Julie Dale, a former deputy city clerk for Cape Girardeau, was one of those at the meeting. She said the issue of including Mayor Rhodes in the recall effort was a controversial one.
She said Berry told those at the meeting that her primary motivation was to remove the present council so that a ward election measure approved by voters in November can be implemented prior to the next scheduled council election in 1994.
In order to recall the council, petitions must be circulated on each of the members. For those petitions that secure the signatures of at least 10 percent of the city's registered voters, the recall would be placed on the ballot for a city-wide vote.

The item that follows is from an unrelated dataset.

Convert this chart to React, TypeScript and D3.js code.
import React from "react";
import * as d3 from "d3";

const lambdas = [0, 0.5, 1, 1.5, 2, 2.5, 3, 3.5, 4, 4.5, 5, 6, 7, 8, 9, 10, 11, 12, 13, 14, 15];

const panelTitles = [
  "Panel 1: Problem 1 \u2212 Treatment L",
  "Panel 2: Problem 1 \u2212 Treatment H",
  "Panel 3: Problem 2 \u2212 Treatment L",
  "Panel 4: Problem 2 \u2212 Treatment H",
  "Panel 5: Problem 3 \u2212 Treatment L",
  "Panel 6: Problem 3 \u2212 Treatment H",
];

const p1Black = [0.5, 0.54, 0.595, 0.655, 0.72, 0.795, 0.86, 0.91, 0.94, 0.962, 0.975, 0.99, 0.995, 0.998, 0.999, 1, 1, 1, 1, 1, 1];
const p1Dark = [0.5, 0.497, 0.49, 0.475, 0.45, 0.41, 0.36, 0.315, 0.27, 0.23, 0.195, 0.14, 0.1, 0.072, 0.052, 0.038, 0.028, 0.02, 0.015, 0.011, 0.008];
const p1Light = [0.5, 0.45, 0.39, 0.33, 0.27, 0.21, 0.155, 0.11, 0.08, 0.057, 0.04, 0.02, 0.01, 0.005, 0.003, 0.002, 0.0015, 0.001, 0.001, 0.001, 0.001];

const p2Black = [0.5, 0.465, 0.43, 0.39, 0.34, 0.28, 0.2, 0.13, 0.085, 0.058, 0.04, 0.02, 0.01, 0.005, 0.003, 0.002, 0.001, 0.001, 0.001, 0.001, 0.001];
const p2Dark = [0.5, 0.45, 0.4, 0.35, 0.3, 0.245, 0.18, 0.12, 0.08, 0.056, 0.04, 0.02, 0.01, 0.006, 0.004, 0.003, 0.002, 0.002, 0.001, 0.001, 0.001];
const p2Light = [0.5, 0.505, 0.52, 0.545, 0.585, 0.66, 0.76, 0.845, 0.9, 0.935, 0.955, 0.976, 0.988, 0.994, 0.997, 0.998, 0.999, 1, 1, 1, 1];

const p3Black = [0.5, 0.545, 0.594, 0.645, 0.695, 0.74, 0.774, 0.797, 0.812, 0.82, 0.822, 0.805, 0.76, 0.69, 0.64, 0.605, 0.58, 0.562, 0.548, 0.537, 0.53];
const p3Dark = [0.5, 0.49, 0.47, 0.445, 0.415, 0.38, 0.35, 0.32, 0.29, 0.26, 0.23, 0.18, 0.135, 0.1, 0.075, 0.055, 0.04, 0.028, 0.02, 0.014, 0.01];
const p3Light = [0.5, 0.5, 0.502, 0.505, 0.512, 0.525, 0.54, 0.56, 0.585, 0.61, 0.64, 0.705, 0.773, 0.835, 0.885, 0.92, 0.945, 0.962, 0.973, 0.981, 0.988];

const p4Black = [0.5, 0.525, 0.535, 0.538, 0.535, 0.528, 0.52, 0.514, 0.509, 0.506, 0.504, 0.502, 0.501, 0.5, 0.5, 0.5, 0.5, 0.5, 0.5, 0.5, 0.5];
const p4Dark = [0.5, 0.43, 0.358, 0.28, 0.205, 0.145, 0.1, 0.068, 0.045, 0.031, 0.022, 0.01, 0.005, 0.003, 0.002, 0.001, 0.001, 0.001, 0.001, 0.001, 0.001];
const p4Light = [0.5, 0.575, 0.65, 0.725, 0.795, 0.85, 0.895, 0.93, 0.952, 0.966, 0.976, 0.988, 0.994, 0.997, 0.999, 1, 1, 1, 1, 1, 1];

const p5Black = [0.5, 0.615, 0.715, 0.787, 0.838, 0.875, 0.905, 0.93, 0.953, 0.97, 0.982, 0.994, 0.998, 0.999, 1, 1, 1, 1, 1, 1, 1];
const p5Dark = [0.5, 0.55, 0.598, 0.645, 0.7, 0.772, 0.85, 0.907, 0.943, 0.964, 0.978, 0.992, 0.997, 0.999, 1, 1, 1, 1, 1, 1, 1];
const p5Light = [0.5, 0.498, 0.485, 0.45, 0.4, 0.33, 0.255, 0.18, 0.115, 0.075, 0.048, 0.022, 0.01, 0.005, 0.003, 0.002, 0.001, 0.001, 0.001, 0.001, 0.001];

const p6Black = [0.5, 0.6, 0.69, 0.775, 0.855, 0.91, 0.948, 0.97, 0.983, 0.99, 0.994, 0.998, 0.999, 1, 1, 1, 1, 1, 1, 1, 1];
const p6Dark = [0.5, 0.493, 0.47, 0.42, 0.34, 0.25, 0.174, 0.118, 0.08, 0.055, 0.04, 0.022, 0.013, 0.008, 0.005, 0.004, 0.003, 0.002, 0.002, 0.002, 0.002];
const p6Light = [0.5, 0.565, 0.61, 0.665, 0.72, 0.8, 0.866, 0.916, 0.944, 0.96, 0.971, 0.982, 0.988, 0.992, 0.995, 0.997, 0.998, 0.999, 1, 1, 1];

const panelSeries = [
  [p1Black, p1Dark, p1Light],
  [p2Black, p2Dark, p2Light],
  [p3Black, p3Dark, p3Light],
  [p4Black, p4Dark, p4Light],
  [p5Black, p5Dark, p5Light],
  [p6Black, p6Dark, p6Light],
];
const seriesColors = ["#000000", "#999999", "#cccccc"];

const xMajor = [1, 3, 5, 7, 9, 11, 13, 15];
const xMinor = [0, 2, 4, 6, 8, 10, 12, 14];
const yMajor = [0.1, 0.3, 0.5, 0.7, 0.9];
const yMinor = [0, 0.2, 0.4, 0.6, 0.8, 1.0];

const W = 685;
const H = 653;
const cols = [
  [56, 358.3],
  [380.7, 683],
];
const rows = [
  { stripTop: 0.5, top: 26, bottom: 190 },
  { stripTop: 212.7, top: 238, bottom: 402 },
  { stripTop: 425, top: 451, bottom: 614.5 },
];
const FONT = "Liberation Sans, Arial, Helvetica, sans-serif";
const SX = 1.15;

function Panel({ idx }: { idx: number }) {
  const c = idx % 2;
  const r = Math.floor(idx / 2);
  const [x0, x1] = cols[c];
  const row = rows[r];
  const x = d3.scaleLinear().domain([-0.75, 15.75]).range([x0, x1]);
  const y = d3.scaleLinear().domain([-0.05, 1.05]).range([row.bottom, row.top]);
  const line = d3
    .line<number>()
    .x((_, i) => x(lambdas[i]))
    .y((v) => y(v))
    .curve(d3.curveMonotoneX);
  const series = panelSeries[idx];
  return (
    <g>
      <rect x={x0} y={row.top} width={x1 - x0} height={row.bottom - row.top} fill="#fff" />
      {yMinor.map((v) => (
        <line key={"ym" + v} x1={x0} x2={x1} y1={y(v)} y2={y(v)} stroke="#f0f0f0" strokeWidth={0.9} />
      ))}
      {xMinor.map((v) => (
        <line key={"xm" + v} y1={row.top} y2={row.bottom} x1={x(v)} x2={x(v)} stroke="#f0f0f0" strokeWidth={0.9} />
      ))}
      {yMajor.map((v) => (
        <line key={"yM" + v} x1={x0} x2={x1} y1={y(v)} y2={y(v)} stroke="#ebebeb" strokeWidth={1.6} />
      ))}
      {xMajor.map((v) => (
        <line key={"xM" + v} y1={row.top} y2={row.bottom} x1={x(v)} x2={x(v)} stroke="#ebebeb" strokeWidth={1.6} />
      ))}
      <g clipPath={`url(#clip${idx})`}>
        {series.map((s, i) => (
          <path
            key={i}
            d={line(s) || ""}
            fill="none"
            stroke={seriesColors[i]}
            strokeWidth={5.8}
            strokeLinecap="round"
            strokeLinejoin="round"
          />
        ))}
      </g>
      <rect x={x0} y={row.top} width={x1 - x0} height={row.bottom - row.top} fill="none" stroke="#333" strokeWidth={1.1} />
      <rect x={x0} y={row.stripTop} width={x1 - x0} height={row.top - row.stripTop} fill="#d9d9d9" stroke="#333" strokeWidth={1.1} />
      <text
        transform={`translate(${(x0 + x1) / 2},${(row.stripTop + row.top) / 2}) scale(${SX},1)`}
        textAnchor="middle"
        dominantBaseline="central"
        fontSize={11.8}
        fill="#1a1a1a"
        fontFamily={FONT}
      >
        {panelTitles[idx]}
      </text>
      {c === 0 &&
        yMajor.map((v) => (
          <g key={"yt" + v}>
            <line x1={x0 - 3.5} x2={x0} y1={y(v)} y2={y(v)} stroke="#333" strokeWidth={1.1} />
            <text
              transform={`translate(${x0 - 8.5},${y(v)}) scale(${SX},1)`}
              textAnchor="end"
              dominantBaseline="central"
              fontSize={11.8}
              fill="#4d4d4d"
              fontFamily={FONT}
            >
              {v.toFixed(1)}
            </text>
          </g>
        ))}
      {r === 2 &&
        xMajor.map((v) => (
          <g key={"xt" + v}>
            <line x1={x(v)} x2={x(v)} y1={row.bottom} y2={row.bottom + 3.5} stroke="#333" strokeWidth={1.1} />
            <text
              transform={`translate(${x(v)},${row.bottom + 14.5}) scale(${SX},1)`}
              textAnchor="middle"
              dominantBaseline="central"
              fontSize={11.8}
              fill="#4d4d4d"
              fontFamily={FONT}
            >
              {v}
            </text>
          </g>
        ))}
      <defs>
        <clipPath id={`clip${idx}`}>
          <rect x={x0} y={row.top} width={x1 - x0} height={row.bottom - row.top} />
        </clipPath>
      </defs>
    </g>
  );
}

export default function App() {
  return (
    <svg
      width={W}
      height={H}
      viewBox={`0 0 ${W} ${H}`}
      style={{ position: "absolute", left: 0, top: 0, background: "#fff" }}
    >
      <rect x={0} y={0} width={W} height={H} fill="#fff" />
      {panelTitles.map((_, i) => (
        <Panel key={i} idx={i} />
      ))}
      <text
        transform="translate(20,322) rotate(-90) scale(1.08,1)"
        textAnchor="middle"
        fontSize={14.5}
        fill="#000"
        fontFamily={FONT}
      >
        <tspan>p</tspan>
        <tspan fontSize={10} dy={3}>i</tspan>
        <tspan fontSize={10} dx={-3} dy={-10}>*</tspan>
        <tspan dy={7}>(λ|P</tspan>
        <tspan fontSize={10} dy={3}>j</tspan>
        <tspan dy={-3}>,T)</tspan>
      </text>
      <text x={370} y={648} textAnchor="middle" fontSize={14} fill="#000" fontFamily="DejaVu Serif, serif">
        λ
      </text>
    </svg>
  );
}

Dale said she doesn't support the recall effort.
"The reason I went is that I'm interested in it I'm against it," she said. "I worked with the council, and I really feel like the ones they're really targeting tried to do a good job and have done a good job.
"I was curious who would show up and how many people really felt the way Lynnette Berry did."
A reporter was unable Saturday to reach Berry at her home.
Others in attendance included Scott Toll, who said Saturday he was there as an "observer" only, and Van Marlin, who refused to comment on the meeting.
Dale said the only people at the meeting that supported Berry's recall were Debra Willis, an officer in the Cape Girardeau chapter of the National Association for the Advancement of Colored People, and Andre Twitty, a self-described "black activist."